> **What to work on**
Establish how many lines in the material include the string "this" and report it as a lone number.

** start **

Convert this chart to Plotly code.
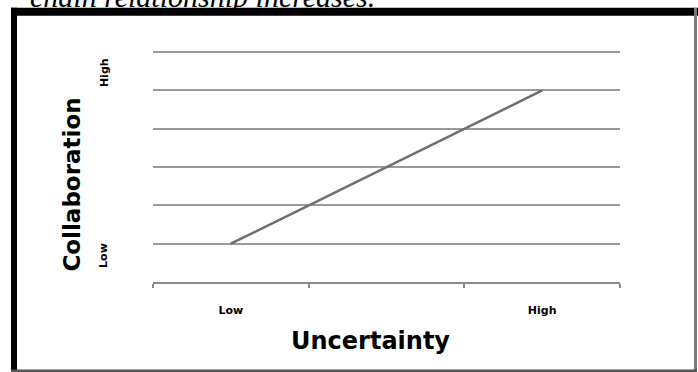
import plotly.graph_objects as go

# --- data ---
categories = ["Low", " ", "High"]
x_points = ["Low", "High"]
collaboration = [1, 5]
y_labels = ["Low", "High"]
x_title = "Uncertainty"
y_title = "Collaboration"
caption = "chain relationship increases."

W, H = 698, 372
L, R, T, B = 153, 78, 52, 90
pw, ph = W - L - R, H - T - B

def px(x):
    return (x - L) / pw

def py(y):
    return (H - B - y) / ph

fig = go.Figure()
fig.add_trace(go.Scatter(
    x=x_points, y=collaboration, mode="lines",
    line=dict(color="#6e6e6e", width=2.5),
    showlegend=False, hoverinfo="skip",
))

heavy = "DejaVu Sans, Arial Black, sans-serif"

fig.update_layout(
    width=W, height=H,
    margin=dict(l=L, r=R, t=T - 1, b=B),
    paper_bgcolor="white", plot_bgcolor="white",
    xaxis=dict(
        type="category", categoryarray=categories, categoryorder="array",
        range=[-0.5, 2.5], tickson="boundaries", ticks="outside",
        ticklen=4, tickcolor="#8a8a8a", tickwidth=1.5,
        showline=True, linecolor="#8a8a8a", linewidth=2,
        showgrid=False, zeroline=False,
        tickfont=dict(family=heavy, size=11, color="black", weight="bold"),
        ticklabelstandoff=17,
    ),
    yaxis=dict(
        range=[0, 6.03], dtick=1, tick0=0,
        showgrid=True, gridcolor="#9a9a9a", gridwidth=2,
        showticklabels=False, zeroline=False, showline=False,
        ticks="",
    ),
    font=dict(family=heavy),
)

# axis titles as annotations
fig.add_annotation(
    text="<b>" + x_title + "</b>", xref="paper", yref="paper",
    x=px(370), y=py(341), xanchor="center", yanchor="middle", showarrow=False,
    font=dict(family=heavy, size=24, color="black"),
)
fig.add_annotation(
    text="<b>" + y_title + "</b>", xref="paper", yref="paper",
    x=px(72), y=py(185), xanchor="center", yanchor="middle",
    showarrow=False, textangle=-90,
    font=dict(family=heavy, size=23, color="black"),
)
for lab, ypix in zip(y_labels, [256, 74]):
    fig.add_annotation(
        text="<b>" + lab + "</b>", xref="paper", yref="paper",
        x=px(104), y=py(ypix), xanchor="center", yanchor="middle",
        showarrow=False, textangle=-90,
        font=dict(family=heavy, size=11, color="black"),
    )

# clipped caption at top
fig.add_annotation(
    text="<i>" + caption + "</i>", xref="paper", yref="paper",
    x=px(28), y=py(16), xanchor="left", yanchor="bottom", showarrow=False,
    font=dict(family="Liberation Serif, Times New Roman, serif", size=30, color="black"),
)

# frame
frame = [
    (11, 9, 17, H, "black"),      # left
    (11, 9, W, 17, "black"),      # top
    (694, 9, 697, H, "#7a7a7a"),  # right
    (11, 369, 697, 372, "#555555"),  # bottom
]
for x0, y0, x1, y1, c in frame:
    fig.add_shape(type="rect", xref="paper", yref="paper",
                  x0=px(x0), x1=px(x1), y0=py(y0), y1=py(y1),
                  fillcolor=c, line=dict(width=0), layer="above")

fig.write_html("out.html", config={"displayModeBar": False},
               post_script="document.body.style.margin='0';document.body.style.overflow='hidden';")
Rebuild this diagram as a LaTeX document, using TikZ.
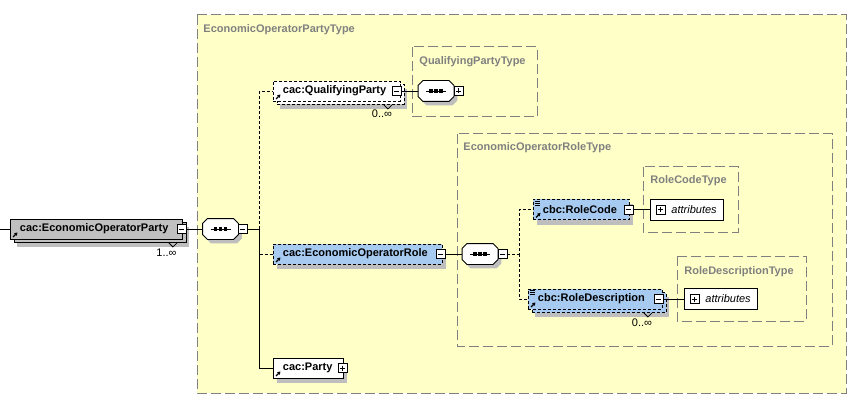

** end **

> **Exercise answer**
2